– Спит? – спросил Уок.

Дачесс кивнула.

– Я насчет мамы вашей узнал. Она поправится.

Второй кивок.

– Сходи возьми себе чего-нибудь в автомате – колы, например. Он там, сразу за…

– Знаю.

Дачесс обернулась. Брат спал крепко. Не шевельнется, пока его за плечико не потрясешь.

Уок протянул ей долларовую купюру, она заколебалась, но взяла.

Миновала коридор, купила в автомате содовую. Даже не пригубила – это для Робина. По дороге обратно к семейной комнате прислушивалась, когда могла – заглядывала в палаты. Писк младенцев, всхлипывания – жизнь. Иные пациенты лежали, подобно пустым скорлупкам. Эти – Дачесс знала – не оклемаются. Еще знала, что копы привозят сюда, в больницу, всяких отморозков – ручищи татуированы, рожи раскровянены. Потому и перегаром воняет. И хлоркой, и блевотиной, и дерьмом.

Дачесс прошла мимо дежурной медсестры. Получила улыбку. Ее тут почти все знали в лицо. Бедная девочка, вот же не повезло с мамашей…

Пока Дачесс не было, Уок притащил два стула, поставил под дверью. Дачесс села не прежде, чем проверила, не проснулся ли Робин.

Уок протянул ей жвачку, она отрицательно качнула головой.

Ясно: он хочет поговорить. Сейчас заведет про перемены: мама, типа, оступилась – с каждым случается, – но скоро всё будет иначе.

– Ты им не звонил.

Уок глядел вопросительно.

– В соцзащиту, говорю. Ты туда не звонил.

– А надо было.

Грусть в голосе. Будто Уок – предатель; либо Дачесс предаёт, либо значок свой полицейский.

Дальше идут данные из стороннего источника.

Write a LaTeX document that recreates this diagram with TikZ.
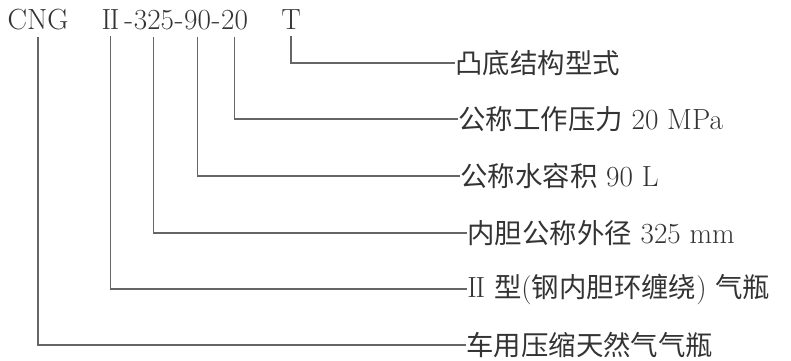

– Но ты все равно звонить не станешь?

– Не стану.

Живот у него – аж рубашка трещит. Щеки толстые, румяные – как у балованного мальчишки, который ни в чем не знал отказа. Лицо открытое – невозможно представить, чтобы у человека с таким лицом были секреты. Стар всегда говорила, что Уок очень-очень хороший. Как будто в хорошести дело…

– Шла бы ты поспала.

Они сидели под дверью, пока не начали гаснуть последние звезды. Луна позабыла свое место. Бледнела, как пятно на новом дне, как напоминание о том, что минуло. Окно было прямо напротив них. Дачесс прижалась лбом к стеклу – к деревьям в больничном дворе, к виду на океан, к обрыву, который – она знала – вот как раз за этими деревьями. Запели птицы. Взглядом Дачесс скользила дальше, дальше, пока не выцепила с полдюжины колеблющихся точек на полпути к горизонту. Это были траулеры.

Уок откашлялся.

– Твоя мама… в том, что с ней, виноват мужчина?

– Мужчина всегда виноват. Без мужчины ни одна дрянь на свете не происходит.

– Это был Дарк?

Дачесс застыла.

– Не можешь мне сказать?

– Я – вне закона.

– Понял.

У Дачесс в волосах был бантик, и она его трепала, дергала. Слишком она худенькая, слишком бледненькая, думал Уок. Слишком красивая – вся в мать.

– Здесь, в больнице, только что малыш родился, – сменил тему Уок.

– И как его назвали?

– Не знаю.

– Ставлю пятьдесят баксов, что не Дачесс.

Уок осторожно рассмеялся.

– Ну да, имя у тебя редкое. Экзотическое. Ты в курсе, что поначалу твоя мама хотела назвать тебя Эмили?

– «Шторм должен быть жесток»[3].

– Точно.

– Она до сих пор этот стих Робину читает. – Дачесс села, закинула ногу на ногу, потерла бедро. Кроссовки у нее были растоптанные, заношенные. – Скажи, Уок, этот шторм меня сметет?

Уок прихлебывал кофе – тянул время, будто ответ на ее вопрос мог оформиться сам собой.

– Мне нравится твое имя, – наконец выдал он.

– Побыл бы ты в моей шкуре. Родись я мальчишкой, меня назвали бы Сью[4]. – Дачесс откинула голову; перед глазами замелькали яркие полоски. – Она хочет умереть.

– Ничего подобного. Даже не сомневайся.

– Не пойму, самоубийство – оно про безграничный эгоизм? Или про безграничное самопожертвование?